In 2017, Dakarai took a role as a creative director at a friend's start-up record label in Pittsburgh. When the label folded only eight months later, Dakarai found himself homeless. He continued to practice his art but experienced little success, taking a job teaching art at local schools simply to feed himself. In 2018, he picked up his life and relocated to Los Angeles. In the years since his move, Dakarai has become an art program assistant for a community art studio in the Skid Row neighborhood of Los Angeles. Pivotal influences in his life have included KAWS, Keith Haring, Salvador Dali, Madlib, and Flying Lotus. He has crafted thousands of collages over the years, self-publishing two art books of his own collages and put together multiple solo exhibitions in galleries from Cleveland to Pittsburgh. In addition, he has won the Hometown Hero Award from Tiffany & Co. for his community work and launched the "Protect Black Women" t-shirt campaign benefiting Breonna Taylor's family and other women in need.
Dakarai’s heart and soul, however, remain in community work. He has consistently collaborated with Los Angeles Community Action Network (LACAN) and Studio 526, a creative and safe space for people in the Skid Row community providing free art supplies and a means to connect with others and showcase their work. Through all of his work, both community and artistic, he seeks to inspire people and to drive conversations. He views his art not as changing the world but as changing the people of the world.
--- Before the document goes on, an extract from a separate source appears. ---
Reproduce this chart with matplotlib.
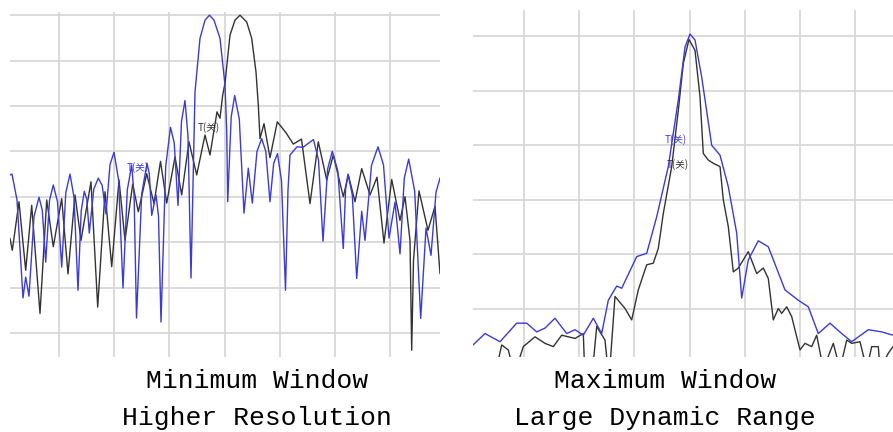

In 2021, Dakarai continues to strive toward firmer expression and greater depths through his art, embracing the challenges that he has had to face and connecting them to the lifelong pursuit of art that has defined him. The art world has taken notice: he has raised valuable awareness of the issues closest to his heart, and his efforts have recently led to major features in Reader's Digest, WIRED magazine and New York Times.